TOWELHEAD by Alicia Erian (Simon & Schuster), 326 pages, $32 cloth. Rating: NNNN Rating: NNNN
It's no surprise that a book whose title is a racial slur is a nervy first novel. Gutsy and provocative, Towelhead quickly becomes impossible to put down.
It's 1991 in Houston, Texas. The first Gulf War is almost good to go, and being Arab American is not advised. Thirteen-year-old Jasira's neglectful Irish-American mother has banished her from their home in Syracuse, alarmed that her own boyfriend is taking too much interest in the teen. Jasira's been sent to live with her Lebanese-American father. Her new classmates taunt her with cries of "towelhead," her father scolds her for undergoing puberty, and no one seems to want her around.
Her attempts to figure out her sexuality without guidance from any of the clueless adults in her life, including her misogynist father and emotionally vapid mother, are simultaneously hilarious and sad. She develops a raging crush on her racist neighbour, Mr. Vuoso, who takes advantage of her fixation.
The only characters with an ounce of concern for Jasira's well-being are the white liberal couple next door. She also snags a sweet boyfriend from school, whom both her parents forbid her to see because he's black.
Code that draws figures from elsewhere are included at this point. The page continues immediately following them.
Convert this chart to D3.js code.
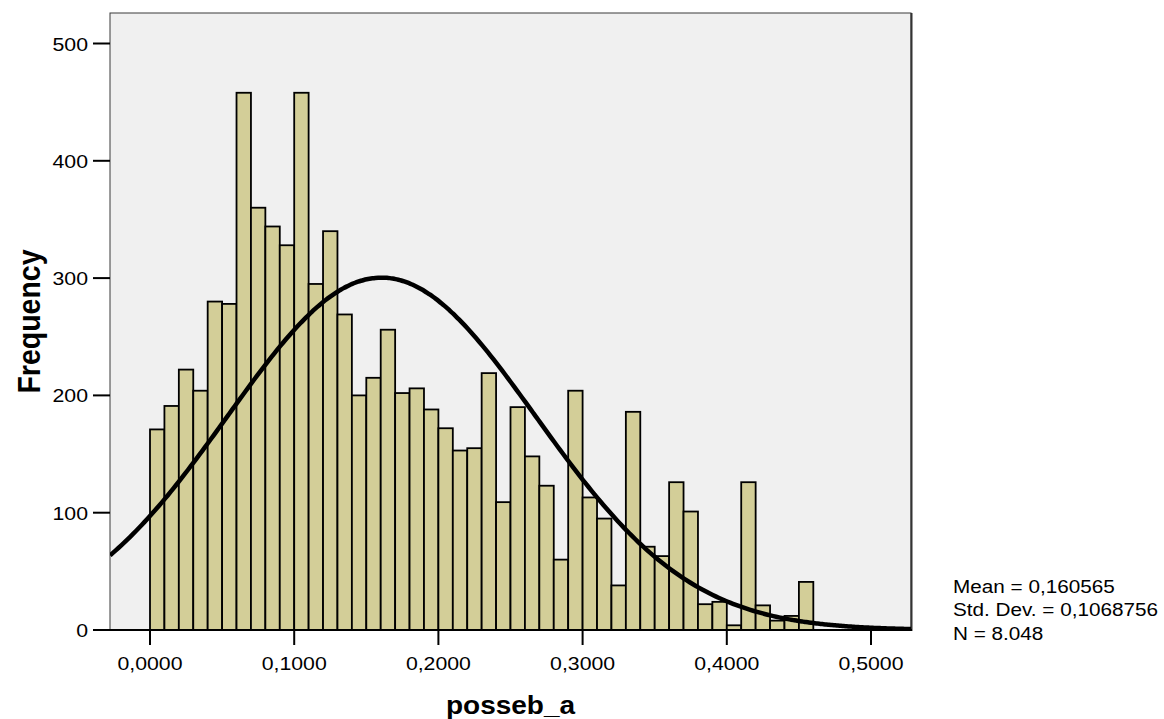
<!DOCTYPE html>
<html>
<head>
<meta charset="utf-8">
<script src="https://cdn.jsdelivr.net/npm/d3@7"></script>
<style>
  body { margin: 0; background: #fff; }
  text { font-family: "Liberation Sans", Arial, sans-serif; fill: #000; }
</style>
</head>
<body>
<script>
// histogram bins (lower edge) and counts
let binLower = [0.00, 0.01, 0.02, 0.03, 0.04, 0.05, 0.06, 0.07, 0.08, 0.09,
                0.10, 0.11, 0.12, 0.13, 0.14, 0.15, 0.16, 0.17, 0.18, 0.19,
                0.20, 0.21, 0.22, 0.23, 0.24, 0.25, 0.26, 0.27, 0.28, 0.29,
                0.30, 0.31, 0.32, 0.33, 0.34, 0.35, 0.36, 0.37, 0.38, 0.39,
                0.40, 0.41, 0.42, 0.43, 0.44, 0.45];
let counts = [171, 191, 222, 204, 280, 278, 458, 360, 344, 328,
              458, 295, 340, 269, 200, 215, 256, 202, 206, 188,
              172, 153, 155, 219, 109, 190, 148, 123, 60, 204,
              113, 95, 38, 186, 71, 63, 126, 101, 22, 24,
              4, 126, 21, 8, 12, 41];
let binWidth = 0.01;

let xTicks = [0, 0.1, 0.2, 0.3, 0.4, 0.5];
let xTickLabels = ["0,0000", "0,1000", "0,2000", "0,3000", "0,4000", "0,5000"];
let yTicks = [0, 100, 200, 300, 400, 500];

let mean = 0.160565, sd = 0.1068756, n = 8048;
let statLines = ["Mean = 0,160565", "Std. Dev. = 0,1068756", "N = 8.048"];

let width = 1164, height = 719;
let pLeft = 110, pRight = 911, pTop = 13, pBottom = 630;
let stretch = 1.12;

let svg = d3.select("body").append("svg")
  .attr("width", width).attr("height", height);

let x = d3.scaleLinear().domain([0, 0.5]).range([150, 871]);
let y = d3.scaleLinear().domain([0, 500]).range([630, 43.5]);

// plot background
svg.append("rect")
  .attr("x", pLeft).attr("y", pTop)
  .attr("width", pRight - pLeft).attr("height", pBottom - pTop)
  .style("fill", "#f0f0f0")
  .style("stroke", "#3a3a3a")
  .style("stroke-width", 1);
svg.append("line")
  .attr("x1", pRight + 0.5).attr("x2", pRight + 0.5)
  .attr("y1", pTop).attr("y2", pBottom + 1)
  .style("stroke", "#333").style("stroke-width", 2);

svg.append("defs").append("clipPath").attr("id", "plotclip")
  .append("rect")
  .attr("x", pLeft).attr("y", pTop)
  .attr("width", pRight - pLeft).attr("height", pBottom - pTop);

// bars
svg.append("g")
  .selectAll("rect")
  .data(counts)
  .enter()
  .append("rect")
    .attr("x", (d, i) => x(binLower[i]))
    .attr("y", d => y(d))
    .attr("width", (d, i) => x(binLower[i] + binWidth) - x(binLower[i]))
    .attr("height", d => y(0) - y(d))
    .style("fill", "#d3ce98")
    .style("stroke", "#000")
    .style("stroke-width", 1.8);

// fitted normal curve from the stats in the legend
let xs = d3.range(x.invert(pLeft), x.invert(pRight) + 0.002, 0.002);
let curve = xs.map(v => [v, n * binWidth / (sd * Math.sqrt(2 * Math.PI)) *
  Math.exp(-0.5 * Math.pow((v - mean) / sd, 2))]);
svg.append("path")
  .datum(curve)
  .attr("clip-path", "url(#plotclip)")
  .attr("d", d3.line().x(d => x(d[0])).y(d => y(d[1])).curve(d3.curveBasis))
  .style("fill", "none")
  .style("stroke", "#000")
  .style("stroke-width", 4.5);

// bottom axis line
svg.append("line")
  .attr("x1", pLeft).attr("x2", pRight + 1)
  .attr("y1", pBottom).attr("y2", pBottom)
  .style("stroke", "#000").style("stroke-width", 2);

// y axis ticks + labels
let yAxis = svg.append("g");
yAxis.selectAll("line").data(yTicks).enter().append("line")
  .attr("x1", 93).attr("x2", pLeft)
  .attr("y1", d => y(d)).attr("y2", d => y(d))
  .style("stroke", "#000").style("stroke-width", 2);
yAxis.selectAll("text").data(yTicks).enter().append("text")
  .attr("transform", d => "translate(88," + (y(d) + 7) + ") scale(" + stretch + ",1)")
  .attr("text-anchor", "end")
  .style("font-size", "19px")
  .text(d => d);

// x axis ticks + labels
let xAxis = svg.append("g");
xAxis.selectAll("line").data(xTicks).enter().append("line")
  .attr("x1", d => x(d)).attr("x2", d => x(d))
  .attr("y1", pBottom).attr("y2", 645)
  .style("stroke", "#000").style("stroke-width", 2);
xAxis.selectAll("text").data(xTicks).enter().append("text")
  .attr("transform", d => "translate(" + x(d) + ",670) scale(" + stretch + ",1)")
  .attr("text-anchor", "middle")
  .style("font-size", "19px")
  .text((d, i) => xTickLabels[i]);

// axis titles
svg.append("text")
  .attr("transform", "translate(" + (pLeft + pRight) / 2 + ",714) scale(" + stretch + ",1)")
  .attr("text-anchor", "middle")
  .style("font-size", "25px")
  .style("font-weight", "bold")
  .text("posseb_a");

svg.append("text")
  .attr("transform", "translate(40," + (pTop + pBottom) / 2 + ") scale(" + stretch + ",1) rotate(-90)")
  .attr("text-anchor", "middle")
  .style("font-size", "28.5px")
  .style("font-weight", "bold")
  .text("Frequency");

// stats
svg.append("g").selectAll("text").data(statLines).enter().append("text")
  .attr("transform", (d, i) => "translate(953," + (593 + i * 23.3) + ") scale(" + stretch + ",1)")
  .style("font-size", "18.5px")
  .text(d => d);
</script>
</body>
</html>
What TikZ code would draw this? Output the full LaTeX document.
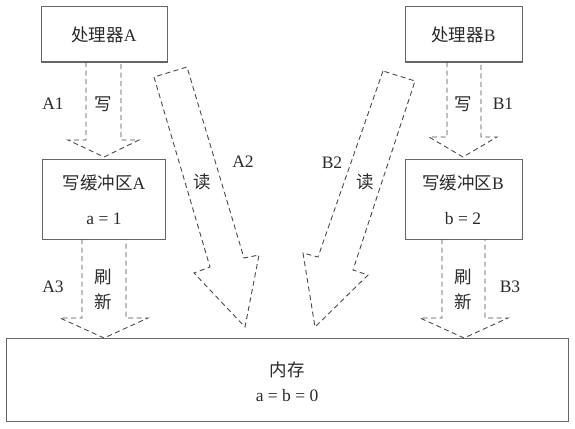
\documentclass[tikz,border=0pt]{standalone}
\usepackage{fontspec}
\setmainfont{Liberation Serif}
\newfontfamily\cjk{Noto Sans CJK SC}
\definecolor{boxgray}{HTML}{666666}
\definecolor{arrowgray}{HTML}{4A4A4A}
\definecolor{txtgray}{HTML}{2A2A2A}
\begin{document}
\begin{tikzpicture}[x=1pt,y=-1pt,
  box/.style={draw=boxgray, line width=1pt, inner sep=0pt, text=txtgray,
    font=\fontsize{17.5}{21}\selectfont},
  fat/.style={draw=arrowgray, dash pattern=on 5pt off 3.5pt, line width=0.9pt, line join=miter},
  lbl/.style={text=txtgray, inner sep=0pt, font=\fontsize{17.5}{21}\selectfont}]
\useasboundingbox (0,0) rectangle (575,428);
% boxes
\node[box, minimum width=126pt, minimum height=55pt] (pa) at (104,34.5) {{\cjk 处理器}A};
\node[box, minimum width=117pt, minimum height=55pt] (pb) at (463.5,34.5) {{\cjk 处理器}B};
\node[box, minimum width=123pt, minimum height=80pt] (wa) at (103.5,199) {};
\node[box, minimum width=117pt, minimum height=80pt] (wb) at (463.5,199) {};
\node[box, minimum width=562pt, minimum height=83pt] (mem) at (287,379.5) {};
% box texts
\node[lbl] (wat) at (104,183) {{\cjk 写缓冲区}A};
\node[lbl] (wav) at (104,219) {a = 1};
\node[lbl] (wbt) at (463,183) {{\cjk 写缓冲区}B};
\node[lbl] (wbv) at (463,219) {b = 2};
\node[lbl] (memt) at (287,370) {\cjk 内存};
\node[lbl] (memv) at (287,396) {a = b = 0};
% write arrows
\draw[fat] (86,62) -- (86,140) -- (68,140) -- (104,157) -- (139,140) -- (121,140) -- (121,62);
\draw[fat] (447,62) -- (447,137) -- (429,137) -- (463,157) -- (497,137) -- (481,137) -- (481,62);
% flush arrows
\draw[fat] (82,239) -- (82,318) -- (60,318) -- (104,338) -- (148,318) -- (126,318) -- (126,239);
\draw[fat] (442,239) -- (442,318) -- (420,318) -- (464,338) -- (508,318) -- (485,318) -- (485,239);
% read arrows
\draw[fat] (154,77) -- (210,267) -- (194,273) -- (245,327) -- (259,255) -- (244,258) -- (187,67) -- cycle;
\draw[fat] (383,71) -- (318,257) -- (303,253) -- (315,327) -- (368,275) -- (353,270) -- (415,81) -- cycle;
% labels
\node[lbl] (a1) at (53,104) {A1};
\node[lbl] (xa) at (103,104) {\cjk 写};
\node[lbl] (a2) at (243,162) {A2};
\node[lbl] (ra) at (202,182) {\cjk 读};
\node[lbl] (a3) at (53,287) {A3};
\node[lbl] (sa1) at (103,277) {\cjk 刷};
\node[lbl] (sa2) at (103,302) {\cjk 新};
\node[lbl] (xb) at (463,104) {\cjk 写};
\node[lbl] (b1) at (503,104) {B1};
\node[lbl] (b2) at (332,163) {B2};
\node[lbl] (rb) at (365,182) {\cjk 读};
\node[lbl] (b3) at (510,287) {B3};
\node[lbl] (sb1) at (463,277) {\cjk 刷};
\node[lbl] (sb2) at (463,302) {\cjk 新};
\end{tikzpicture}
\end{document}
Author Alicia Erian may start out in Judy Blume territory, but she quickly pushes further into rawness. She writes with unapologetic wit about the vulnerability that comes from a very complicated coming-of-age, never moralizing or oversimplifying.
Jasira's innocence, curiosity and excitement about sex are explored with honesty. Towelhead, much like adolescence, is confusing, terrifying, sexy and impossible to forget.